On this second of the Newsnicht specials, he and Jim Sillars are interviewed by three of BBC Scotland’s finest – Isabel Fraser, Gary Robertson and Laura Bicker, BBC network news correspondent based in Scotland who will be part of the new team for Scotland 2014, Newsnight’s replacement for the Referendum.
What can one usefully say about Galloway? He is unfailingly entertaining, the more so since he has lost any real relevance he ever had to British politics, and this doubtless explain the “thousands – thousands – who pay to hear me speak!”, as he boasts vaingloriously here.
In this intimate studio session, he fails to adapt his mass meeting style – loud blustering, hectoring – and totally inappropriate to such a setting – and trots out all the old rhetorical tricks, failed mantras and soundbytes in his trademark style of faux internationalist socialism that is as dead as the dodo. (It is now the stock-in-trade of the right-wing Labour Party that replaced the People’s Party around 1951, and achieved its apotheosis under Blair, Brown and Mandelson.)

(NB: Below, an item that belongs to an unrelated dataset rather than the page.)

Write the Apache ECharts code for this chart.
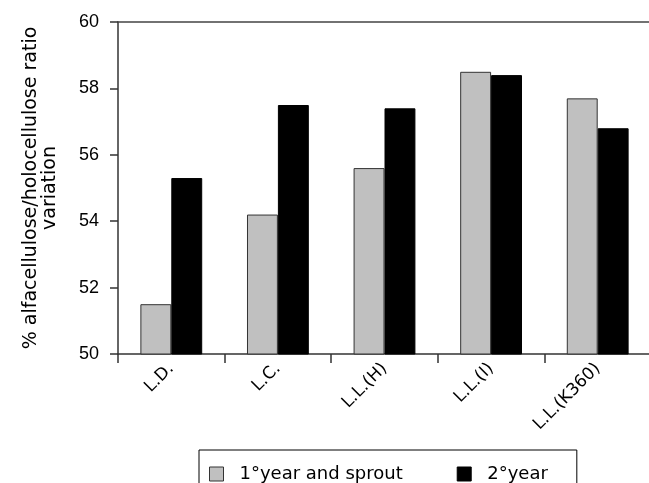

Galloway is not only wrong, he “is wrong at the top of his voice”.
Jim Sillars retains his calm, and his considerable dignity in the face of Galloway’s Monkland’s Labour-backroom-style interruptions and attempts at point-scoring, and wins hands down in intellectual terms. Sillars’ reputation is secure in Scotland, as is his place in Scotland’s history. Galloway, in contrast, will be a footnote in UK history.
He can, of course, aspire to replace Tony Benn as a national treasure of the Old Left, to be patronised by people he affects to despise, but I think the affection quotient for this politician - who squandered his formidable oratorical talents in my view - will be sadly lacking.